Cattle Ranchers Scared of New Animal Identification System - KAIT Jonesboro, AR - Region 8 News, weather, sports

Mount Pleasant, AR -- Brandi Hodges Reports

Cattle Ranchers Scared of New Animal Identification System

June 7, 2006 -- Posted at 5:23 p.m. CDT 

MOUNT PLEASANT, AR -- A voluntary farm identification program has started in Arkansas that would help identify livestock and poultry in the state, but not all producers are on-board with the program.

The initiative is part of a National Animal Identification System that was started to try to head off agriculture terrorism.

Once in place, the system can identify, within 48 hours, all premises and animals that have potentially been exposed to a foreign or domestic animal disease.

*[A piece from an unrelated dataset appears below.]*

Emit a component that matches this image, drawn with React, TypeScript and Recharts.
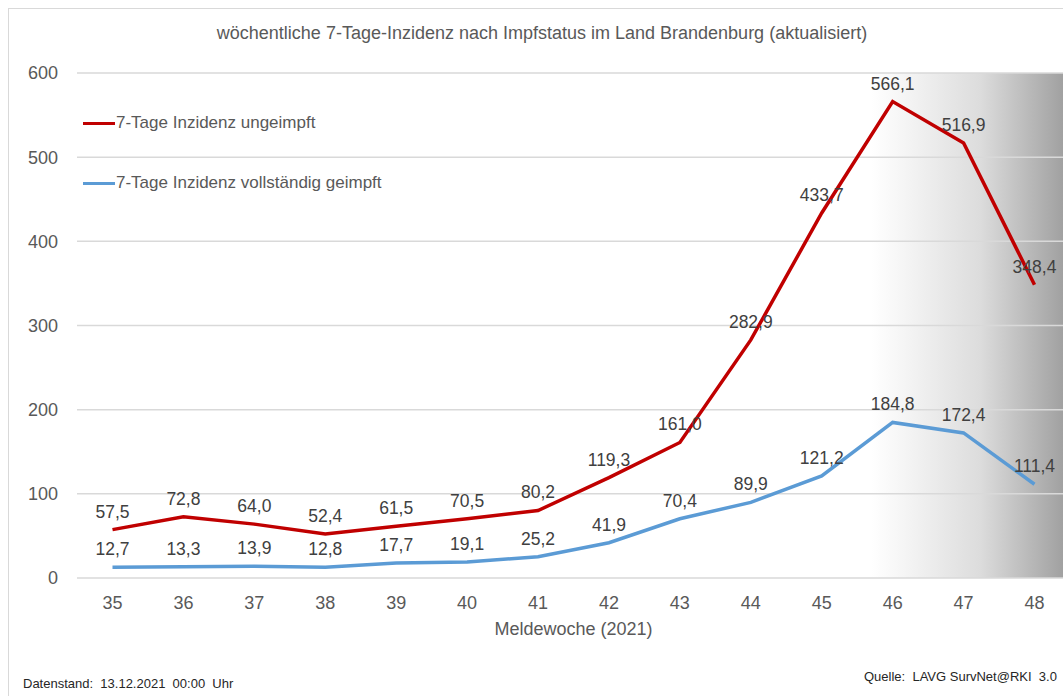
import React from 'react';
import { LineChart, Line, XAxis, YAxis, CartesianGrid, LabelList } from 'recharts';

const weeks = ['35', '36', '37', '38', '39', '40', '41', '42', '43', '44', '45', '46', '47', '48'];
const ungeimpft = [57.5, 72.8, 64.0, 52.4, 61.5, 70.5, 80.2, 119.3, 161.0, 282.9, 433.7, 566.1, 516.9, 348.4];
const geimpft = [12.7, 13.3, 13.9, 12.8, 17.7, 19.1, 25.2, 41.9, 70.4, 89.9, 121.2, 184.8, 172.4, 111.4];
const yTicks = [0, 100, 200, 300, 400, 500, 600];
const seriesNames = ['7-Tage Inzidenz ungeimpft', '7-Tage Inzidenz vollständig geimpft'];

const data = weeks.map((w, i) => ({ week: w, ungeimpft: ungeimpft[i], geimpft: geimpft[i] }));

const FONT = "'Liberation Sans Narrow','Arial Narrow','Liberation Sans',Arial,sans-serif";
const RED = '#C00000';
const BLUE = '#5B9BD5';
const GRID = '#d9d9d9';
const TXT = '#595959';

const fmt = (v: any) => Number(v).toFixed(1).replace('.', ',');

export default function App() {
  return (
    <div style={{ position: 'absolute', left: 0, top: 0, width: 1063, height: 696, overflow: 'hidden', background: '#fff', fontFamily: FONT }}>
      <div style={{ position: 'absolute', left: 8, top: 8, width: 1100, height: 720, borderLeft: `1px solid ${GRID}`, borderTop: `1px solid ${GRID}` }} />
      <div style={{ position: 'absolute', left: 0, width: 1084, top: 23, textAlign: 'center', fontSize: 18, color: TXT, whiteSpace: 'nowrap' }}>
        wöchentliche 7-Tage-Inzidenz nach Impfstatus im Land Brandenburg (aktualisiert)
      </div>
      <div style={{ position: 'absolute', left: 0, top: 0 }}>
        <LineChart width={1080} height={696} data={data} margin={{ top: 73, right: 10, bottom: 88, left: 17 }}>
          <defs>
            <linearGradient id="shade" x1="0" y1="0" x2="1" y2="0">
              <stop offset="0" stopColor="#ffffff" />
              <stop offset="0.8" stopColor="#ffffff" />
              <stop offset="0.83" stopColor="#f6f6f6" />
              <stop offset="0.91" stopColor="#dcdcdc" />
              <stop offset="1" stopColor="#9c9c9c" />
            </linearGradient>
          </defs>
          <CartesianGrid vertical={false} stroke={GRID} strokeWidth={1.5} fill="url(#shade)" fillOpacity={1} />
          <XAxis
            dataKey="week"
            padding={{ left: 35.5, right: 35.5 }}
            axisLine={false}
            tickLine={false}
            tickMargin={12}
            tick={{ fill: TXT, fontSize: 18, fontFamily: FONT }}
            label={{ value: 'Meldewoche (2021)', position: 'bottom', offset: 14, fill: TXT, fontSize: 18, fontFamily: FONT }}
          />
          <YAxis
            width={60}
            domain={[0, 600]}
            ticks={yTicks}
            axisLine={false}
            tickLine={false}
            tickMargin={13}
            tick={{ fill: TXT, fontSize: 18, fontFamily: FONT }}
          />
          <Line type="linear" dataKey="ungeimpft" name={seriesNames[0]} stroke={RED} strokeWidth={3.5} dot={false} isAnimationActive={false}>
            <LabelList dataKey="ungeimpft" position="top" offset={12} formatter={fmt} fill="#404040" fontSize={17.5} fontFamily={FONT} />
          </Line>
          <Line type="linear" dataKey="geimpft" name={seriesNames[1]} stroke={BLUE} strokeWidth={3.5} dot={false} isAnimationActive={false}>
            <LabelList dataKey="geimpft" position="top" offset={12} formatter={fmt} fill="#404040" fontSize={17.5} fontFamily={FONT} />
          </Line>
        </LineChart>
      </div>
      <div style={{ position: 'absolute', left: 83, top: 111, fontSize: 17, color: TXT }}>
        {[RED, BLUE].map((c, i) => (
          <div key={i} style={{ display: 'flex', alignItems: 'center', height: 24, marginBottom: i === 0 ? 36 : 0 }}>
            <div style={{ width: 32, height: 3, background: c }} />
            <span style={{ marginLeft: 1, whiteSpace: 'nowrap' }}>{seriesNames[i]}</span>
          </div>
        ))}
      </div>
      <div style={{ position: 'absolute', left: 23, top: 676, fontSize: 13, color: '#262626', whiteSpace: 'nowrap' }}>
        Datenstand:&nbsp; 13.12.2021&nbsp; 00:00&nbsp; Uhr
      </div>
      <div style={{ position: 'absolute', left: 864, top: 669, fontSize: 13, color: '#262626', whiteSpace: 'nowrap' }}>
        Quelle:&nbsp; LAVG SurvNet@RKI&nbsp; 3.0
      </div>
    </div>
  );
}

Some cattle ranchers in Region 8 are concerned about what this means for them. Lee Huff and her husband have a small cattle ranch in Region 8.

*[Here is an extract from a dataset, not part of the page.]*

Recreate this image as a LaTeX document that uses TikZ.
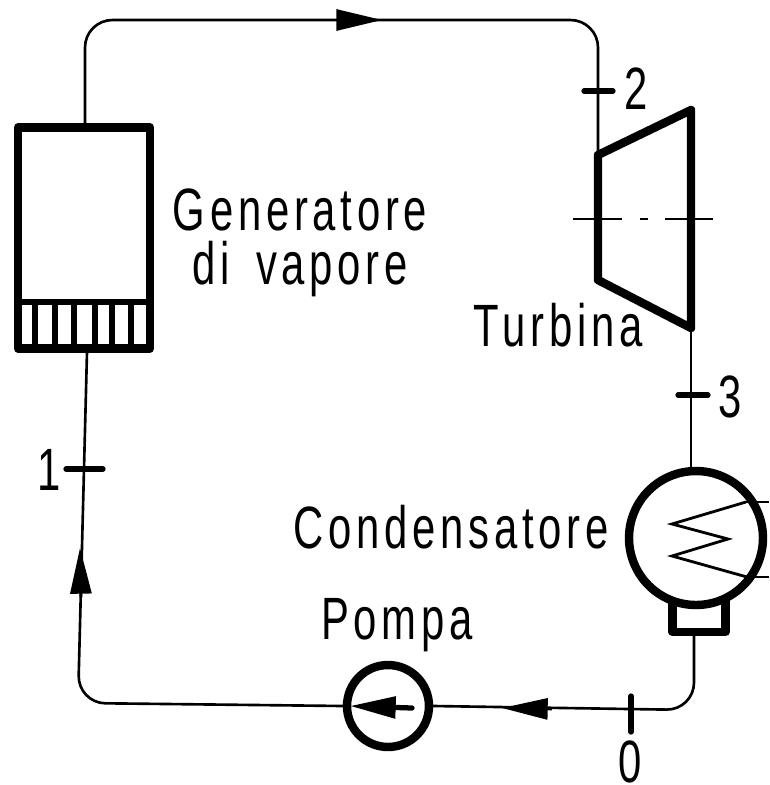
\documentclass[tikz,border=0pt]{standalone}
\usepackage{fontspec}
\setmainfont[FakeStretch=0.7,LetterSpace=8]{Liberation Sans}
\usetikzlibrary{arrows.meta}

\tikzset{
  pipe/.style={line width=1.5pt,rounded corners=0.55cm},
  heavy/.style={line width=4.8pt,line join=round},
  tick/.style={line width=3pt,line cap=round},
  flow/.style={line width=1.5pt,-{Triangle[length=26pt,width=12pt]}},
  lab/.style={font=\fontsize{34}{31}\selectfont,inner sep=0pt}
}

\begin{document}
\begin{tikzpicture}[x=0.02cm,y=-0.02cm]
        \useasboundingbox (0,0) rectangle (769,785);

        % components
        \node[heavy,draw,minimum width=2.64cm,minimum height=4.42cm,inner sep=0pt] (gen) at (84,238) {};
        \node[heavy,draw,minimum width=1.06cm,minimum height=0.68cm,inner sep=0pt] (condbox) at (699,615) {};
        \node[heavy,draw,fill=white,circle,minimum size=2.68cm,inner sep=0pt] (cond) at (696,538) {};
        \node[heavy,draw,circle,minimum size=1.64cm,inner sep=0pt] (pump) at (388,706) {};

        % burner bars
        \draw[line width=3pt] (17,302) -- (149,302);
        \foreach \x in {35,55,74,95,112,131}
            \draw[line width=3.2pt] (\x,302) -- (\x,348);

        % turbine
        \coordinate (tin) at (598,155);
        \coordinate (tup) at (691,110);
        \coordinate (tout) at (691,328);
        \coordinate (tlow) at (598,280);
        \draw[heavy] (tin) -- (tup) -- (tout) -- (tlow) -- cycle;
        \draw[line width=1.7pt,dash pattern=on 28pt off 10pt on 4.5pt off 10pt] (573,219) -- (713,219);

        % coil
        \coordinate (cin) at (746,502);
        \coordinate (cout) at (747,577);
        \draw[line width=1.6pt,line join=miter] (cin) -- (672,524) -- (728,539) -- (672,556) -- (cout);
        \draw[line width=1.5pt] (cin) -- (769,502);
        \draw[line width=1.5pt] (cout) -- (769,577);

        % circuit
        \coordinate (topl) at (85,20);
        \coordinate (topr) at (598,20);
        \coordinate (botr) at (694,710);
        \coordinate (botl) at (78,703);
        \coordinate (genin) at (87,352);
        \coordinate (genout) at (85,127);
        \coordinate (boxout) at (694,632);
        \draw[pipe] (genout) -- (topl) -- (topr) -- (tin);
        \draw[line width=1.5pt] (tout) -- (cond.north -| tout);
        \draw[pipe] (boxout) -- (botr) -- (pump.east);
        \draw[pipe] (pump.west) -- (botl) -- (genin);

        % arrows
        \draw[flow] (333,20) -- (382,20);
        \draw[flow] (552,709) -- (502,708);
        \draw[flow] (81,597) -- (80,548);
        \draw[flow,line width=3pt,line cap=round] (412,708) -- (350,706);

        % stations
        \draw[tick] (66,469) -- (103,469);
        \draw[tick] (584,91) -- (613,91);
        \draw[tick] (678,395) -- (708,395);
        \draw[tick] (631,696) -- (631,732);

        % labels
        \node[lab,align=center] (lgen) at (300,243) {Generatore\\di\hspace{0.45em}vapore};
        \node[lab] (ltur) at (558,325) {Turbina};
        \node[lab] (lcon) at (451,527) {Condensatore};
        \node[lab] (lpom) at (397,625) {Pompa};
        \node[lab] (l1) at (49,470) {1};
        \node[lab] (l2) at (636,89) {2};
        \node[lab] (l3) at (730,397) {3};
        \node[lab] (l0) at (630,762) {0};
    \end{tikzpicture}
\end{document}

"I think everybody should be afraid of having a microchip in every animal, even if it is, at this point, starting out with horses, cattle, swine, sheep, and goats," said cattle rancher Lee Cook Huff.

A voluntary system has started in Arkansas, but nationwide this plan could be mandatory by 2009.

"People have to worry that the government is going to know exactly what you have, whether you want to be protective or not, and that in itself is scary," said Huff.

Huff has another primary job, that raising cattle is for her retirement. She says she and her husband do all right, but if this happens that may all change.

"We're not going to be able to make it. There's going to be a lot of people that go out of business, I'm sure," said Huff.

"It's going to cause a lot of small producers to go out of business. They're not going to be able to survive it. I think cost is going to go up to the point that they're not going to be able to survive it," said Boyd Huff.

"They're saying it is because of disease control. I think it's another way to get their hands in our pockets," said Lee Cook Huff.

The new system requires that a small microchip be placed in a cows ear that way the cattle can be tracked more easily.

"It's going to cost God knows how much money to put that kind of equipment in each cow," said Huff.

The plans are still in the testing phase for this new system. The Huff's say their next step is to contact their Arkansas senator's and congressmen to voice their concerns on the issue.